Brinckerhoff built a store and grist mill on his property, which he inherited from his family. His house was about two miles from the gateway of the mountains directly south of Fishkill.

For nine consecutive years from 1768 to 1777, he represented Dutchess County in the New York General Assembly.

During the American Revolutionary War, he was a Colonel of the Second Regiment of Dutchess County Militia in 1777 known as Brinckerhoff's Regiment of Militia. During the war, his house, which was two miles from the hospitals, workshops, and barracks of the Continental Army, hosted many officers and prominent people, including John Adams, George Washington, Gilbert du Motier, Marquis de Lafayette (who spent six weeks recovering in the second-floor bedroom), Alexander Hamilton, General Alexander McDougall, who used the home as his headquarters, Governor George Clinton, and Generals Putnam, Knox, Arnold, Greene, and Gates.

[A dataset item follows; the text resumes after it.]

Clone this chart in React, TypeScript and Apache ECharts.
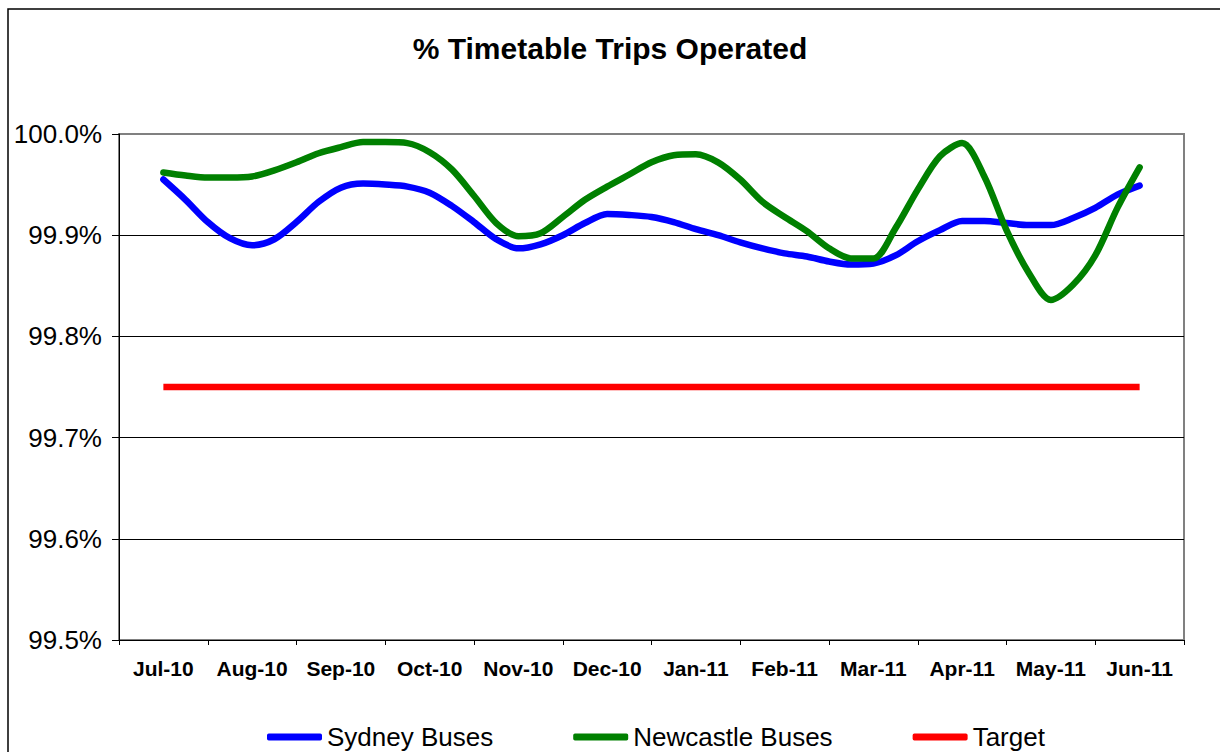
import React, { useEffect, useRef } from 'react';
import * as echarts from 'echarts';

const FONT = '"Liberation Sans", Arial, Helvetica, sans-serif';

const months = ['Jul-10', 'Aug-10', 'Sep-10', 'Oct-10', 'Nov-10', 'Dec-10', 'Jan-11', 'Feb-11', 'Mar-11', 'Apr-11', 'May-11', 'Jun-11'];

// sample positions, in months from Jul-10
const positions = [
  0, 0.25, 0.5, 0.75, 1, 1.25, 1.5, 1.75, 2, 2.25, 2.5, 2.75,
  3, 3.25, 3.5, 3.75, 4, 4.25, 4.5, 4.75, 5, 5.25, 5.5, 5.75,
  6, 6.25, 6.5, 6.75, 7, 7.25, 7.5, 7.75, 8, 8.25, 8.5, 8.75,
  9, 9.25, 9.5, 9.75, 10, 10.25, 10.5, 10.75, 11,
];

const sydney = [
  99.955, 99.935, 99.913, 99.897, 99.890, 99.896, 99.913, 99.933, 99.947, 99.951, 99.950, 99.948,
  99.942, 99.929, 99.913, 99.896, 99.887, 99.891, 99.900, 99.912, 99.921, 99.920, 99.918, 99.913,
  99.906, 99.900, 99.893, 99.887, 99.882, 99.879, 99.874, 99.871, 99.872, 99.880, 99.894, 99.905,
  99.914, 99.914, 99.912, 99.910, 99.910, 99.917, 99.927, 99.940, 99.949,
];

const newcastle = [
  99.962, 99.959, 99.957, 99.957, 99.958, 99.964, 99.972, 99.981, 99.987, 99.992, 99.992, 99.991,
  99.982, 99.965, 99.939, 99.912, 99.899, 99.902, 99.918, 99.935, 99.948, 99.960, 99.972, 99.979,
  99.980, 99.972, 99.955, 99.933, 99.918, 99.904, 99.887, 99.877, 99.877, 99.907, 99.945, 99.978,
  99.991, 99.958, 99.905, 99.863, 99.836, 99.851, 99.880, 99.927, 99.967,
];

const targetPositions = [0, 11];
const target = [99.75, 99.75];

const yTicks = { min: 99.5, max: 100, interval: 0.1 };

export default function App() {
  const ref = useRef<HTMLDivElement>(null);

  useEffect(() => {
    const chart = echarts.init(ref.current as HTMLDivElement, null, { renderer: 'svg' });
    const pair = (xs: number[], ys: number[]) => xs.map((x, i) => [x, ys[i]]);
    chart.setOption({
      animation: false,
      backgroundColor: '#ffffff',
      title: {
        text: '% Timetable Trips Operated',
        left: 'center',
        top: 33,
        padding: [0, 0, 0, 14],
        textStyle: { fontFamily: FONT, fontSize: 30, fontWeight: 'bold', color: '#000' },
      },
      grid: {
        left: 119,
        right: 36,
        top: 134,
        bottom: 112,
        show: true,
        borderColor: '#808080',
        borderWidth: 2,
        backgroundColor: 'transparent',
      },
      legend: {
        left: 267,
        top: 724,
        padding: 0,
        itemWidth: 55,
        itemHeight: 7,
        itemGap: 80,
        icon: 'roundRect',
        textStyle: { fontFamily: FONT, fontSize: 26, color: '#000' },
        data: ['Sydney Buses', 'Newcastle Buses', 'Target'],
      },
      xAxis: [
        {
          type: 'category',
          data: months,
          boundaryGap: true,
          axisLine: { lineStyle: { color: '#000', width: 1 } },
          axisTick: { show: true, length: 5, lineStyle: { color: '#000' } },
          axisLabel: {
            interval: 0,
            fontFamily: FONT,
            fontSize: 21,
            fontWeight: 'bold',
            color: '#000',
            margin: 18,
          },
          splitLine: { show: false },
        },
        { type: 'value', min: -0.5, max: 11.5, show: false },
      ],
      yAxis: {
        type: 'value',
        min: yTicks.min,
        max: yTicks.max,
        interval: yTicks.interval,
        axisLine: { show: true, onZero: false, lineStyle: { color: '#000', width: 1 } },
        axisTick: { show: true, length: 7, lineStyle: { color: '#000' } },
        axisLabel: {
          formatter: (v: number) => v.toFixed(1) + '%',
          fontFamily: FONT,
          fontSize: 26,
          color: '#000',
          margin: 17,
        },
        splitLine: {
          show: true,
          lineStyle: { color: ['#000', '#000', '#000', '#000', '#000', '#808080'], width: 1 },
        },
      },
      graphic: [
        {
          type: 'rect',
          silent: true,
          shape: { x: 8, y: 9, width: 1400, height: 900 },
          style: { fill: 'none', stroke: '#000', lineWidth: 1.5 },
        },
      ],
      series: [
        {
          name: 'Sydney Buses',
          type: 'line',
          xAxisIndex: 1,
          data: pair(positions, sydney),
          showSymbol: false,
          smooth: 0.3,
          lineStyle: { color: '#0000ff', width: 6.5, cap: 'round', join: 'round' },
          itemStyle: { color: '#0000ff' },
        },
        {
          name: 'Newcastle Buses',
          type: 'line',
          xAxisIndex: 1,
          data: pair(positions, newcastle),
          showSymbol: false,
          smooth: 0.3,
          lineStyle: { color: '#008000', width: 6.5, cap: 'round', join: 'round' },
          itemStyle: { color: '#008000' },
        },
        {
          name: 'Target',
          type: 'line',
          xAxisIndex: 1,
          data: pair(targetPositions, target),
          showSymbol: false,
          lineStyle: { color: '#ff0000', width: 6.5 },
          itemStyle: { color: '#ff0000' },
        },
      ],
    });
    return () => chart.dispose();
  }, []);

  return (
    <div
      ref={ref}
      style={{ position: 'fixed', left: 0, top: 0, width: 1220, height: 752, background: '#fff' }}
    />
  );
}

After the Revolution, he served in the New York State Assembly as a member of the 1st, 2nd and 3rd New York State Legislatures. He was also Chairman of the Vigilance Committee of Poughkeepsie.

==Personal life==
On August 27, 1747 Brinckerhoff was married to Geertie Wyckoff (1730–1767) in Flatlands, New York. She was a daughter of Hendrick Cornelius Wyckoff and the former Annatie Bennet. Together, they were the parents of:

- Abraham Brinckerhoff (b. 1748), who married Sarah Brett, a daughter of Robert Brett, in 1770.
- Jacob Brinckerhoff (1754–1818), who married Dientie Van Wyck in 1774.
- Femmetje "Phebe" Brinckerhoff (1764–1855), who married Col. Aaron Stockholm (1756–1825).

Brinckerhoff died in Fishkill in 1789 and was buried in the family vault on his property. Much of his personal and family history were lost, including his family Bible, which was burned.